What the exercise asks:
Copy everything from the line with "Clone this chart in Chart.js." down to the line with "const quarters = ['Q1', 'Q2', 'Q3', 'Q4'];", inclusive of both, exactly as written; leave out all pictures.

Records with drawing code
________________

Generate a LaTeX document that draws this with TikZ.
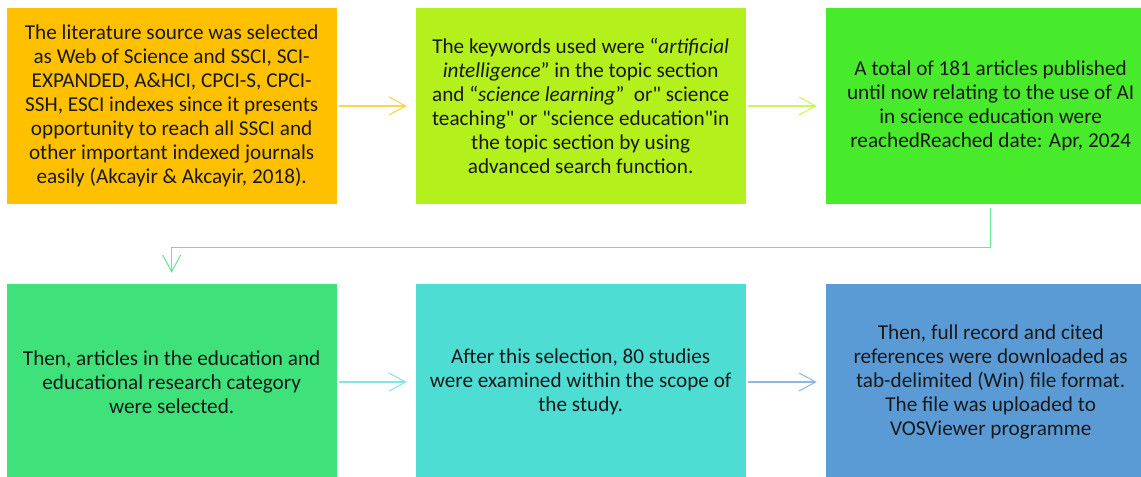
\documentclass[tikz,border=0pt]{standalone}
\usepackage{fontspec}
\setmainfont{Carlito}[Ligatures=TeXOff]
\usepackage{tikz}
\usetikzlibrary{positioning,arrows.meta}

\definecolor{srcorange}{HTML}{FFC000}
\definecolor{kwlime}{HTML}{B3F01C}
\definecolor{totgreen}{HTML}{48EA2C}
\definecolor{selgreen}{HTML}{3FE27A}
\definecolor{studyteal}{HTML}{4EDDD3}
\definecolor{vosblue}{HTML}{5B9BD5}

\begin{document}
\begin{tikzpicture}[
  every node/.style={font=\fontsize{18.1}{20.5}\selectfont, text=black!90},
  stage/.style={minimum width=9.9cm, minimum height=5.88cm, align=center, inner sep=0pt},
  flow/.style={-{Straight Barb[length=5mm,width=5.4mm]}, line width=0.9pt}
]
\useasboundingbox (0,0) rectangle (34.23,-14.28);
% First row
\node[stage, fill=srcorange] (lit) at (5.15, -3.18) {The literature source was selected\\as Web of Science and SSCI, SCI-\\EXPANDED, A\&HCI, CPCI-S, CPCI-\\SSH, ESCI indexes since it presents\\opportunity to reach all SSCI and\\other important indexed journals\\easily (Akcayir \& Akcayir, 2018).};
\node[stage, fill=kwlime] (kw) at (17.42, -3.18) {The keywords used were “\textit{artificial}\\\textit{intelligence}” in the topic section\\and “\textit{science learning}”\ \ or" science\\teaching" or "science education"in\\the topic section by using\\advanced search function.};
\node[stage, fill=totgreen] (tot) at (29.72, -3.18) {A total of 181 articles published\\until now relating to the use of AI\\in science education were\\reachedReached date: Apr, 2024};
% Second row
\node[stage, fill=selgreen] (sel) at (5.15, -11.46) {Then, articles in the education and\\educational research category\\were selected.};
\node[stage, fill=studyteal] (study) at (17.42, -11.46) {After this selection, 80 studies\\were examined within the scope of\\the study.};
\node[stage, fill=vosblue] (vos) at (29.72, -11.46) {Then, full record and cited\\references were downloaded as\\tab-delimited (Win) file format.\\The file was uploaded to\\VOSViewer programme};
% Arrows
\draw[flow, srcorange!70] ([xshift=0.07cm]lit.east) -- ([xshift=-0.26cm]kw.west);
\draw[flow, kwlime!70] ([xshift=0.07cm]kw.east) -- ([xshift=-0.26cm]tot.west);
\draw[flow, selgreen!80] ([yshift=-0.1cm]tot.south) -- ++(0, -1.2) -| ([yshift=0.33cm]sel.north);
\draw[flow, studyteal!70] ([xshift=0.07cm]sel.east) -- ([xshift=-0.26cm]study.west);
\draw[flow, vosblue!70] ([xshift=0.07cm]study.east) -- ([xshift=-0.26cm]vos.west);
\end{tikzpicture}
\end{document}
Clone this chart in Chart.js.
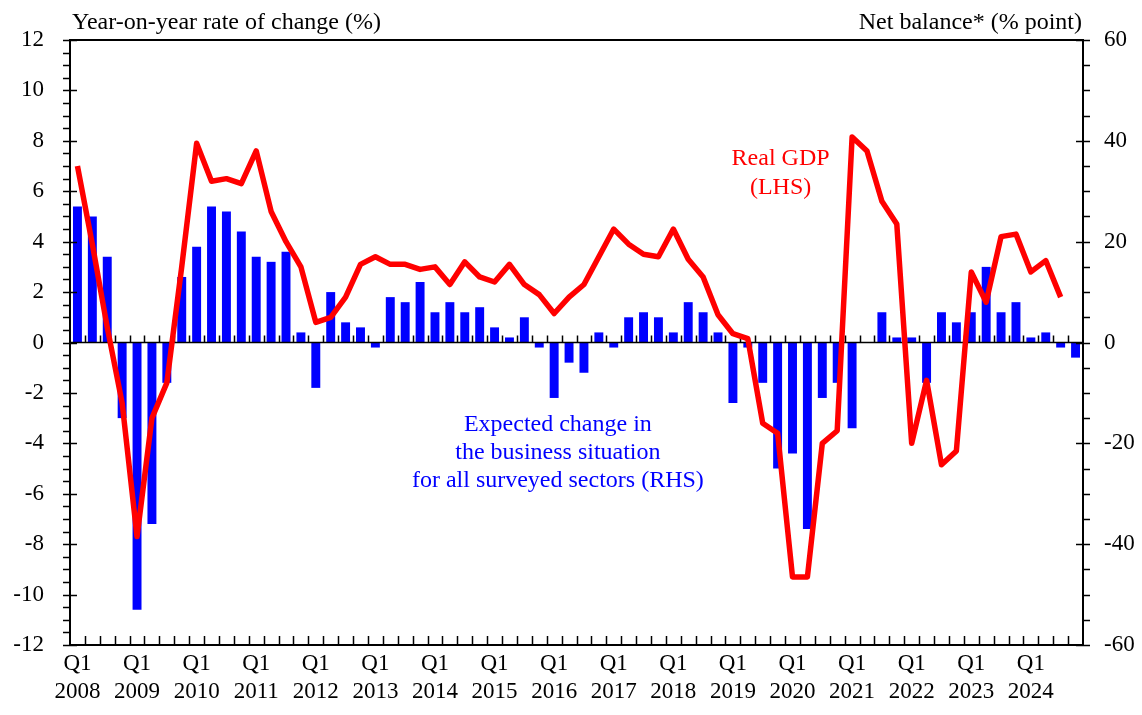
<!DOCTYPE html>
<html>
<head>
<meta charset="utf-8">
<title>Real GDP and business situation</title>
<script src="https://cdn.jsdelivr.net/npm/chart.js@4.4.1/dist/chart.umd.min.js"></script>
<style>
    html, body { margin: 0; padding: 0; background: #fff; }
    #wrap { position: relative; width: 1142px; height: 715px; }
</style>
</head>
<body>
<div id="wrap"><canvas id="chart"></canvas></div>
<script>
(function () {
    'use strict';

    const years = [2008, 2009, 2010, 2011, 2012, 2013, 2014, 2015, 2016,
        2017, 2018, 2019, 2020, 2021, 2022, 2023, 2024];
    const quarters = ['Q1', 'Q2', 'Q3', 'Q4'];

    // expected change in the business situation, net balance (% point), RHS
    const businessSituation = [
        27, 25, 17, -15, -53, -36, -8, 13, 19, 27,
        26, 22, 17, 16, 18, 2, -9, 10, 4, 3,
        -1, 9, 8, 12, 6, 8, 6, 7, 3, 1,
        5, -1, -11, -4, -6, 2, -1, 5, 6, 5,
        2, 8, 6, 2, -12, -1, -8, -25, -22, -37,
        -11, -8, -17, 0, 6, 1, 1, -8, 6, 4,
        6, 15, 6, 8, 1, 2, -1, -3
    ];

    // real GDP, year-on-year (%), LHS
    const realGdp = [
        7.0, 3.9, 0.6, -2.4, -7.7, -3.0, -1.6, 3.0, 7.9, 6.4,
        6.5, 6.3, 7.6, 5.2, 4.0, 3.0, 0.8, 1.0, 1.8, 3.1,
        3.4, 3.1, 3.1, 2.9, 3.0, 2.3, 3.2, 2.6, 2.4, 3.1,
        2.3, 1.9, 1.15, 1.8, 2.3, 3.4, 4.5, 3.9, 3.5, 3.4,
        4.5, 3.3, 2.6, 1.1, 0.35, 0.15, -3.2, -3.6, -9.3, -9.3,
        -4.0, -3.5, 8.15, 7.6, 5.6, 4.7, -4.0, -1.5, -4.85, -4.3,
        2.8, 1.6, 4.2, 4.3, 2.8, 3.25, 1.8, null
    ];

    const labels = [];
    years.forEach(y => quarters.forEach(q => labels.push(q + ' ' + y)));

    const SERIF = '"Liberation Serif", "Times New Roman", serif';
    const BLUE = '#0000ff';
    const RED = '#ff0000';

    Chart.defaults.font.family = SERIF;
    Chart.defaults.color = '#000';

    const text = (ctx, str, x, y, align, color) => {
        ctx.fillStyle = color;
        ctx.textAlign = align;
        ctx.textBaseline = 'middle';
        ctx.fillText(str, x, y);
    };

    // pixel of the boundary between quarter i-1 and quarter i
    const edge = (xs, i) => Math.round((xs.getPixelForValue(i - 1) + xs.getPixelForValue(i)) / 2) + 0.5;

    const frame = {
        id: 'frame',

        // zero line goes over the bars but under the GDP line
        beforeDatasetDraw(chart, args) {
            if (args.index !== 0) return;
            const { ctx, chartArea: a, scales } = chart;
            const y0 = scales.yL.getPixelForValue(0);
            ctx.save();
            ctx.strokeStyle = '#000';
            ctx.lineWidth = 1.5;
            ctx.beginPath();
            ctx.moveTo(a.left, y0);
            ctx.lineTo(a.right, y0);
            for (let i = 1; i < labels.length; i++) {
                const x = edge(scales.x, i);
                ctx.moveTo(x, y0);
                ctx.lineTo(x, y0 - 7);
            }
            ctx.stroke();
            ctx.restore();
        },

        afterDraw(chart) {
            const { ctx, chartArea: a, scales } = chart;
            ctx.save();
            ctx.strokeStyle = '#000';

            ctx.lineWidth = 2;
            ctx.strokeRect(a.left, a.top, a.right - a.left, a.bottom - a.top);

            ctx.lineWidth = 1.5;
            ctx.beginPath();
            // bottom axis, one tick per quarter
            for (let i = 1; i < labels.length; i++) {
                const x = edge(scales.x, i);
                ctx.moveTo(x, a.bottom);
                ctx.lineTo(x, a.bottom - 9);
            }
            // left axis: minor every 0.5, major every 2
            for (let v = -12; v <= 12; v += 0.5) {
                const y = Math.round(scales.yL.getPixelForValue(v)) + 0.5;
                const major = v % 2 === 0;
                ctx.moveTo(a.left - 7, y);
                ctx.lineTo(major ? a.left + 7 : a.left, y);
            }
            // right axis: minor every 5, major every 20
            for (let v = -60; v <= 60; v += 5) {
                const y = Math.round(scales.yR.getPixelForValue(v)) + 0.5;
                const major = v % 20 === 0;
                ctx.moveTo(major ? a.right - 7 : a.right, y);
                ctx.lineTo(a.right + 7, y);
            }
            ctx.stroke();

            ctx.font = '24px ' + SERIF;
            text(ctx, 'Year-on-year rate of change (%)', a.left + 2, 23, 'left', '#000');
            text(ctx, 'Net balance* (% point)', a.right - 1, 23, 'right', '#000');

            const gx = scales.x.getPixelForValue(47.2);
            const gy = scales.yL.getPixelForValue(7.3);
            text(ctx, 'Real GDP', gx, gy, 'center', RED);
            text(ctx, '(LHS)', gx, gy + 29, 'center', RED);

            const bx = scales.x.getPixelForValue(32.25);
            const by = scales.yL.getPixelForValue(-3.25);
            text(ctx, 'Expected change in', bx, by, 'center', BLUE);
            text(ctx, 'the business situation', bx, by + 28, 'center', BLUE);
            text(ctx, 'for all surveyed sectors (RHS)', bx, by + 56, 'center', BLUE);
            ctx.restore();
        }
    };

    const chart = new Chart(document.getElementById('chart'), {
        data: {
            labels,
            datasets: [
                {
                    type: 'line',
                    label: 'Real GDP (LHS)',
                    data: realGdp,
                    yAxisID: 'yL',
                    borderColor: RED,
                    borderWidth: 5.5,
                    borderJoinStyle: 'round',
                    pointRadius: 0,
                    tension: 0,
                    order: 1
                },
                {
                    type: 'bar',
                    label: 'Expected change in the business situation (RHS)',
                    data: businessSituation,
                    yAxisID: 'yR',
                    backgroundColor: BLUE,
                    barPercentage: 0.6,
                    categoryPercentage: 1,
                    order: 2
                }
            ]
        },
        options: {
            responsive: true,
            maintainAspectRatio: false,
            animation: false,
            layout: { padding: { top: 40, left: 0, right: 0, bottom: 0 } },
            plugins: {
                legend: { display: false },
                tooltip: { enabled: false }
            },
            scales: {
                x: {
                    offset: true,
                    grid: { display: false, drawTicks: false },
                    border: { display: false },
                    afterFit: s => { s.height = 70; },
                    ticks: {
                        autoSkip: false,
                        maxRotation: 0,
                        padding: 5,
                        font: { size: 23, lineHeight: 1.22 },
                        callback: (v, i) => i % 4 === 0 ? ['Q1', String(years[i / 4])] : ''
                    }
                },
                yL: {
                    position: 'left',
                    min: -12,
                    max: 12,
                    grid: { display: false, drawTicks: false },
                    border: { display: false },
                    afterFit: s => { s.width = 70; },
                    ticks: { stepSize: 2, padding: 26, font: { size: 23 } }
                },
                yR: {
                    position: 'right',
                    min: -60,
                    max: 60,
                    grid: { display: false, drawTicks: false },
                    border: { display: false },
                    afterFit: s => { s.width = 59; },
                    ticks: { stepSize: 20, padding: 21, font: { size: 23 } }
                }
            }
        },
        plugins: [frame]
    });

    document.getElementById('wrap').style.height = '715px';
    chart.resize();
})();
</script>
</body>
</html>
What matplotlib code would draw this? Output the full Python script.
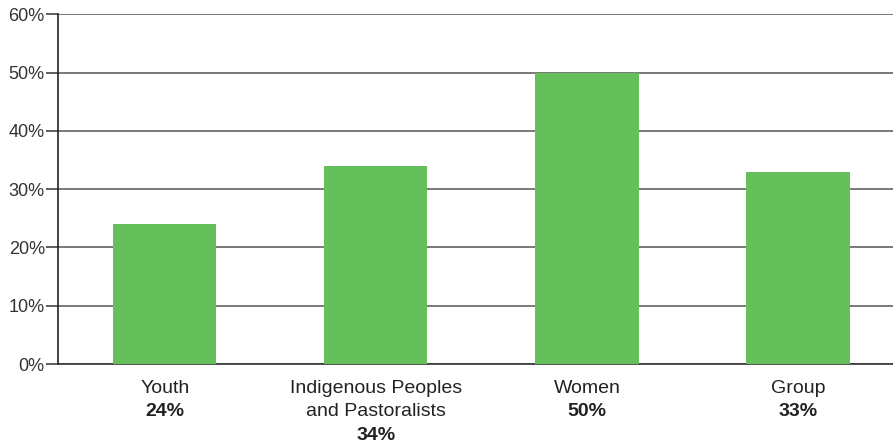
import matplotlib.pyplot as plt

categorias = ['Youth', 'Indigenous Peoples\nand Pastoralists', 'Women', 'Group']
valores = [24, 34, 50, 33]
etiquetas = ['24%', '34%', '50%', '33%']
ticks_y = [0, 10, 20, 30, 40, 50, 60]

plt.rcParams['font.family'] = ['Liberation Sans', 'DejaVu Sans']

fig = plt.figure(figsize=(8.93, 4.44), dpi=100)
ax = fig.add_axes([0.065, 0.18, 0.935, 0.788])

x = range(len(categorias))
ax.bar(x, valores, width=0.49, color='#65BF5A', zorder=3)

# lineas de la grilla
ax.set_ylim(0, 60)
ax.set_xlim(-0.505, 3.45)
ax.set_yticks(ticks_y)
ax.set_yticklabels([f'{t}%' for t in ticks_y], fontsize=13, color='#333333')
ax.yaxis.grid(True, color='#555555', linewidth=1.1, zorder=0)
ax.tick_params(axis='y', length=9, width=1.1, color='#333333', pad=0.5)
ax.tick_params(axis='x', length=0)
ax.set_xticks([])

for s in ['top', 'right']:
    ax.spines[s].set_visible(False)
ax.spines['left'].set_color('#222222')
ax.spines['left'].set_linewidth(1.2)
ax.spines['bottom'].set_color('#333333')
ax.spines['bottom'].set_linewidth(1.2)

# etiquetas de categorias, una linea a la vez
paso = 16.8
for i, (c, e) in enumerate(zip(categorias, etiquetas)):
    lineas = c.split('\n')
    for j, l in enumerate(lineas):
        ax.annotate(l, xy=(i, 0), xycoords=('data', 'axes fraction'),
                    xytext=(0, -11.5 - paso * j), textcoords='offset points',
                    ha='center', va='top', fontsize=14, color='#222222')
    ax.annotate(e, xy=(i, 0), xycoords=('data', 'axes fraction'),
                xytext=(0, -11.5 - paso * len(lineas)), textcoords='offset points',
                ha='center', va='top', fontsize=14, fontweight='bold', color='#222222')

plt.savefig('out.png', dpi=100)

________________

Written response:
Clone this chart in Chart.js.
<!DOCTYPE html>
<html>
<head>
<meta charset="utf-8">
<title>Real GDP and business situation</title>
<script src="https://cdn.jsdelivr.net/npm/chart.js@4.4.1/dist/chart.umd.min.js"></script>
<style>
    html, body { margin: 0; padding: 0; background: #fff; }
    #wrap { position: relative; width: 1142px; height: 715px; }
</style>
</head>
<body>
<div id="wrap"><canvas id="chart"></canvas></div>
<script>
(function () {
    'use strict';

    const years = [2008, 2009, 2010, 2011, 2012, 2013, 2014, 2015, 2016,
        2017, 2018, 2019, 2020, 2021, 2022, 2023, 2024];
    const quarters = ['Q1', 'Q2', 'Q3', 'Q4'];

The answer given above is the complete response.